What is America's best loved novel? South Dakota Public Broadcasting and PBS bring you The Great American Read. The choices have been narrowed down to a list of 100 fiction books, and you can find the list and vote for your favorite here. Vote daily and tune in throughout the summer to In The Moment as we discuss books and all their many wonders. 

SDPB's Jackie Hendry took a look at the list to tell us about one of her best loved novels:

You probably know John Green from his 2012 novel The Fault in Our Stars, which was a phenomenally successful novel turned phenomenally successful movie about teens with cancer who fall in love. Or maybe you’ve heard of him more recently thanks to his latest book Turtles All The Way Down. But neither one of those titles got him a place on the list of 100 we have to choose from on The Great American Read. Instead, I’m delighted to see Green’s very first novel receive some much-deserved positive attention: 2005’s Looking for Alaska.

The story centers around Miles Halter, a teenager obsessed with famous people’s last words. When he decides to leave his hometown in Florida for boarding school in Alabama, he cites the French poet Francois Rabelais who’s last words were reportedly, “I go to seek a Great Perhaps.”

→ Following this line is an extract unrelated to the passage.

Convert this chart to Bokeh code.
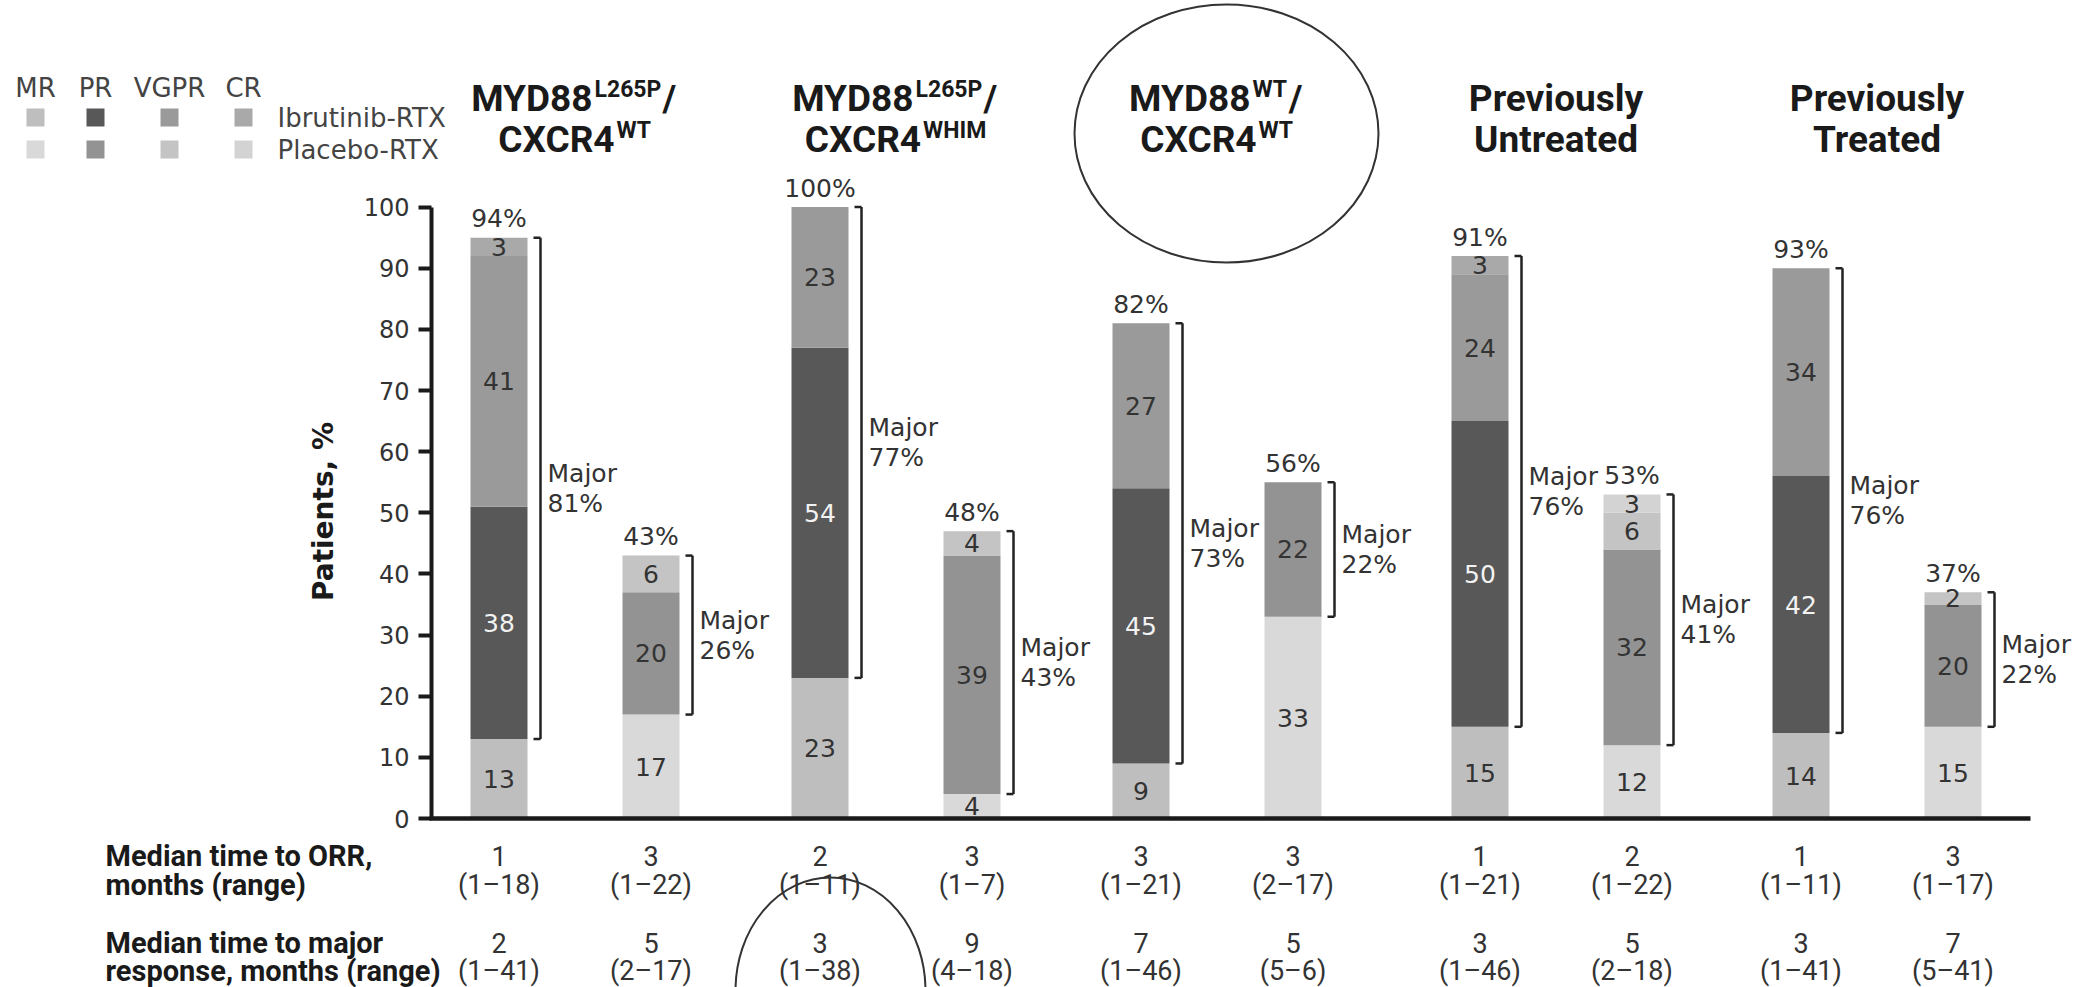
from bokeh.plotting import figure
from bokeh.models import Range1d, LinearAxis, FixedTicker, ColumnDataSource
from bokeh.core.properties import value
from bokeh.embed import file_html
from bokeh.resources import INLINE

# ---------------- data ----------------
responses = ["MR", "PR", "VGPR", "CR"]
arms = ["Ibrutinib-RTX", "Placebo-RTX"]

# subgroup headings (main text, superscript, trailing text) for two lines
head1_main = ["MYD88", "MYD88", "MYD88", "Previously", "Previously"]
head1_sup = ["L265P", "L265P", "WT", "", ""]
head1_tail = ["/", "/", "/", "", ""]
head2_main = ["CXCR4", "CXCR4", "CXCR4", "Untreated", "Treated"]
head2_sup = ["WT", "WHIM", "WT", "", ""]

# response rates (%), one entry per bar: (subgroup x arm) in order
mr = [13, 17, 23, 4, 9, 33, 15, 12, 14, 15]
pr = [38, 20, 54, 39, 45, 22, 50, 32, 42, 20]
vgpr = [41, 6, 23, 4, 27, 0, 24, 6, 34, 2]
cr = [3, 0, 0, 0, 0, 0, 3, 3, 0, 0]
overall = [94, 43, 100, 48, 82, 56, 91, 53, 93, 37]
major = [81, 26, 77, 43, 73, 22, 76, 41, 76, 22]

row1_label = ["Median time to ORR,", "months (range)"]
row2_label = ["Median time to major", "response, months (range)"]
orr_median = ["1", "3", "2", "3", "3", "3", "1", "2", "1", "3"]
orr_range = ["(1–18)", "(1–22)", "(1–11)", "(1–7)", "(1–21)",
             "(2–17)", "(1–21)", "(1–22)", "(1–11)", "(1–17)"]
major_median = ["2", "5", "3", "9", "7", "5", "3", "5", "3", "7"]
major_range = ["(1–41)", "(2–17)", "(1–38)", "(4–18)", "(1–46)",
               "(5–6)", "(1–46)", "(2–18)", "(1–41)", "(5–41)"]

y_ticks = [0, 10, 20, 30, 40, 50, 60, 70, 80, 90, 100]

# ---------------- styling / layout ----------------
W, H = 2087, 987
Y0_PX = 818.0          # canvas row of 0 %
PX_PER_PCT = 6.114     # pixels per percentage point


def ypos(px):
    """data y for a canvas row"""
    return (Y0_PX - px) / PX_PER_PCT


def dy(px):
    return px / PX_PER_PCT


AXIS_X = 431
FIRST_BAR = 498.5
GROUP_STEP = 321
SECTION_GAP = 18
ARM_STEP = 152
BAR_W = 57

FONT = "DejaVu Sans"
BOLD = "Roboto"
NARROW = "Roboto"
TXT = "#333333"

palette = {
    "Ibrutinib-RTX": {"MR": "#bebebe", "PR": "#585858", "VGPR": "#9a9a9a", "CR": "#a9a9a9"},
    "Placebo-RTX": {"MR": "#d9d9d9", "PR": "#939393", "VGPR": "#c4c4c4", "CR": "#d3d3d3"},
}

n_groups = len(head1_main)
centers, bar_arm = [], []
for g in range(n_groups):
    base = FIRST_BAR + g * GROUP_STEP + (SECTION_GAP if g >= 3 else 0)
    for a, arm in enumerate(arms):
        centers.append(base + a * ARM_STEP)
        bar_arm.append(arm)
group_centers = [(centers[2 * g] + centers[2 * g + 1]) / 2 for g in range(n_groups)]

p = figure(width=W, height=H, output_backend="svg", toolbar_location=None,
           x_range=Range1d(0, W), y_range=Range1d(ypos(H), ypos(0)),
           x_axis_type=None, y_axis_type=None, min_border=0,
           outline_line_color=None, background_fill_color="white")
p.xgrid.visible = False
p.ygrid.visible = False

# ---------------- stacked bars ----------------
seg = dict(x=[], bottom=[], top=[], color=[], label=[], ly=[], lcolor=[])
stack_top = []
for i, x in enumerate(centers):
    arm = bar_arm[i]
    base = 0.0
    for resp, vals in zip(responses, [mr, pr, vgpr, cr]):
        v = vals[i]
        if v <= 0:
            continue
        seg["x"].append(x)
        seg["bottom"].append(base)
        seg["top"].append(base + v)
        seg["color"].append(palette[arm][resp])
        seg["label"].append(str(v))
        seg["ly"].append(base + v / 2)
        seg["lcolor"].append("#f2f2f2" if (resp == "PR" and arm == arms[0]) else TXT)
        base += v
    stack_top.append(base)
src = ColumnDataSource(seg)
p.vbar(x="x", bottom="bottom", top="top", width=BAR_W, fill_color="color",
       line_color=None, source=src)
p.text(x="x", y="ly", text="label", text_color="lcolor", source=src,
       text_font=value(FONT), text_font_size="25px",
       text_align="center", text_baseline="middle")

# overall response on top of each bar
p.text(x=centers, y=[t + dy(19) for t in stack_top], text=[f"{v}%" for v in overall],
       text_font=value(FONT), text_font_size="25px", text_color=TXT,
       text_align="center", text_baseline="middle")

# major-response brackets
bx = [x + BAR_W / 2 + 13 for x in centers]
b_lo = [mr[i] for i in range(len(centers))]
b_hi = stack_top
p.segment(x0=bx, y0=b_lo, x1=bx, y1=b_hi, line_color="#222222", line_width=2.5)
p.segment(x0=[x - 7 for x in bx], y0=b_lo, x1=bx, y1=b_lo, line_color="#222222", line_width=2.5)
p.segment(x0=[x - 7 for x in bx], y0=b_hi, x1=bx, y1=b_hi, line_color="#222222", line_width=2.5)
mids = [(lo + hi) / 2 for lo, hi in zip(b_lo, b_hi)]
p.text(x=[x + 7 for x in bx], y=[m + dy(15) for m in mids], text=["Major"] * len(bx),
       text_font=value(FONT), text_font_size="25px", text_color=TXT,
       text_align="left", text_baseline="middle")
p.text(x=[x + 7 for x in bx], y=[m - dy(15) for m in mids], text=[f"{v}%" for v in major],
       text_font=value(FONT), text_font_size="25px", text_color=TXT,
       text_align="left", text_baseline="middle")

# ---------------- axes ----------------
yax = LinearAxis(fixed_location=AXIS_X, bounds=(0, 100), ticker=FixedTicker(ticks=y_ticks))
yax.axis_line_width = 4
yax.axis_line_color = "#1a1a1a"
yax.major_tick_line_width = 4
yax.major_tick_line_color = "#1a1a1a"
yax.major_tick_out = 13
yax.major_tick_in = 0
yax.minor_tick_out = 0
yax.minor_tick_in = 0
yax.major_label_standoff = 9
yax.major_label_text_font = FONT
yax.major_label_text_font_size = "24px"
yax.major_label_text_color = TXT
p.add_layout(yax, "left")

xax = LinearAxis(fixed_location=0, bounds=(AXIS_X - 2, 2030), ticker=FixedTicker(ticks=[]))
xax.axis_line_width = 4.5
xax.axis_line_color = "#1a1a1a"
xax.major_tick_out = 0
xax.major_tick_in = 0
xax.minor_tick_out = 0
xax.minor_tick_in = 0
xax.major_label_text_font_size = "0px"
p.add_layout(xax, "below")

p.text(x=[323], y=[ypos(511)], text=["Patients, %"], angle=1.5707963,
       text_font=value(FONT), text_font_style="bold", text_font_size="28px",
       text_color="#1a1a1a", text_align="center", text_baseline="middle")

# ---------------- subgroup headings ----------------
EM = {"M": 0.88, "Y": 0.63, "D": 0.66, "8": 0.56, "C": 0.65, "X": 0.63, "R": 0.63,
      "4": 0.56, "L": 0.55, "2": 0.56, "6": 0.56, "5": 0.56, "P": 0.64, "W": 0.87,
      "T": 0.62, "H": 0.71, "I": 0.29, "/": 0.45}
HEAD_SIZE, SUP_SIZE = 37, 23


def text_w(s, size):
    return sum(EM.get(c, 0.55) for c in s) * size


def heading_line(c, main, sup, tail, base_px, sup_base_px):
    if not sup:
        p.text(x=[c], y=[ypos(base_px)], text=[main], text_font=value(BOLD),
               text_font_style="bold", text_font_size=f"{HEAD_SIZE}px",
               text_color="#1a1a1a", text_align="center", text_baseline="alphabetic")
        return
    wm, ws, wt = text_w(main, HEAD_SIZE), text_w(sup, SUP_SIZE), text_w(tail, HEAD_SIZE)
    total = wm + 2 + ws + (2 + wt if tail else 0)
    anchor = c - total / 2 + wm
    p.text(x=[anchor], y=[ypos(base_px)], text=[main], text_font=value(BOLD),
           text_font_style="bold", text_font_size=f"{HEAD_SIZE}px",
           text_color="#1a1a1a", text_align="right", text_baseline="alphabetic")
    p.text(x=[anchor + 2], y=[ypos(sup_base_px)], text=[sup], text_font=value(BOLD),
           text_font_style="bold", text_font_size=f"{SUP_SIZE}px",
           text_color="#1a1a1a", text_align="left", text_baseline="alphabetic")
    if tail:
        p.text(x=[anchor + 4 + ws], y=[ypos(base_px)], text=[tail], text_font=value(BOLD),
               text_font_style="bold", text_font_size=f"{HEAD_SIZE}px",
               text_color="#1a1a1a", text_align="left", text_baseline="alphabetic")


for g, c in enumerate(group_centers):
    heading_line(c, head1_main[g], head1_sup[g], head1_tail[g], 98, 89)
    heading_line(c, head2_main[g], head2_sup[g], "", 139, 130)

# ---------------- legend ----------------
leg_x = [35, 95, 169, 243]
leg_rows = [117, 149]
p.text(x=leg_x, y=[ypos(87.5)] * 4, text=responses, text_font=value(FONT),
       text_font_size="26px", text_color="#444444", text_align="center",
       text_baseline="middle")
for r, arm in enumerate(arms):
    p.rect(x=leg_x, y=[ypos(leg_rows[r])] * 4, width=18, height=18,
           width_units="screen", height_units="screen",
           fill_color=[palette[arm][k] for k in responses], line_color=None)
    p.text(x=[277], y=[ypos(leg_rows[r])], text=[arm], text_font=value(FONT),
           text_font_size="26px", text_color="#444444", text_align="left",
           text_baseline="middle")

# ---------------- table of times to response ----------------
ROW_PX = [855, 884, 942, 970]
for k, s in enumerate(row1_label + row2_label):
    p.text(x=[105], y=[ypos(ROW_PX[k])], text=[s], text_font=value(BOLD),
           text_font_style="bold", text_font_size="29px", text_color="#1a1a1a",
           text_align="left", text_baseline="middle")
for k, col in enumerate([orr_median, orr_range, major_median, major_range]):
    p.text(x=centers, y=[ypos(ROW_PX[k])] * len(centers), text=col,
           text_font=value(NARROW), text_font_size="27px", text_color=TXT,
           text_align="center", text_baseline="middle")

# ---------------- highlight rings ----------------
p.ellipse(x=[1226], y=[ypos(133)], width=304, height=258,
          width_units="screen", height_units="screen",
          fill_color=None, line_color="#333333", line_width=2)
p.ellipse(x=[830], y=[ypos(990)], width=190, height=226,
          width_units="screen", height_units="screen",
          fill_color=None, line_color="#333333", line_width=2)

open("out.html", "w").write(file_html(p, INLINE))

When Miles gets to his new school, he makes fast friends with his roommate—affectionately called The Colonel—and falls head over heels in love with a girl named Alaska Young. The novel is mostly teenage snark, pranks, and sneaking drinks after curfew as Miles slowly comes into his own…until something happens.

The book isn’t structured in chapters. Instead, every section has a header. “One hundred and thirty six days before,” and counting down until the crucial event. Then the headers count up, things like “Twenty one days after” as Miles, The Colonel, and the rest of their friends try to make sense out of what’s happened. Green has said the structure was partly inspired by the way he and many others began thinking about the world after 9/11, and how certain events can form clear before and after-markers in our lives. But Looking for Alaska is not a story of such national consequence. In the end, it’s a story about friendship, growth, and the challenge of moving forward after trauma.

I’m happy to see this book receive this level of positive attention, because it’s often been featured on a very different sort of list. Because of the characters’ frequent swearing, smoking and a scene depicting an especially awkward sort of teen foray into sexuality, Looking For Alaska was the top most-challenged book in American schools in 2015. But limiting the book to these elements means missing the forest for the trees, and this story is all about knowing when something is more than just the sum of its parts.

Looking for Alaska deals with a challenge most teens—and adults—will face in their lives: dealing with the aftermath of loss, even and especially when we don’t get the closure we so often wish for. And John Green gives us a story that grapples with that challenge realistically, but still manages to give readers a sense of hope that, in the end, friendship and forgiveness and time can be enough to see us through almost anything.

I’m Jackie Hendry, and one of my favorite novels is Looking for Alaska by John Green.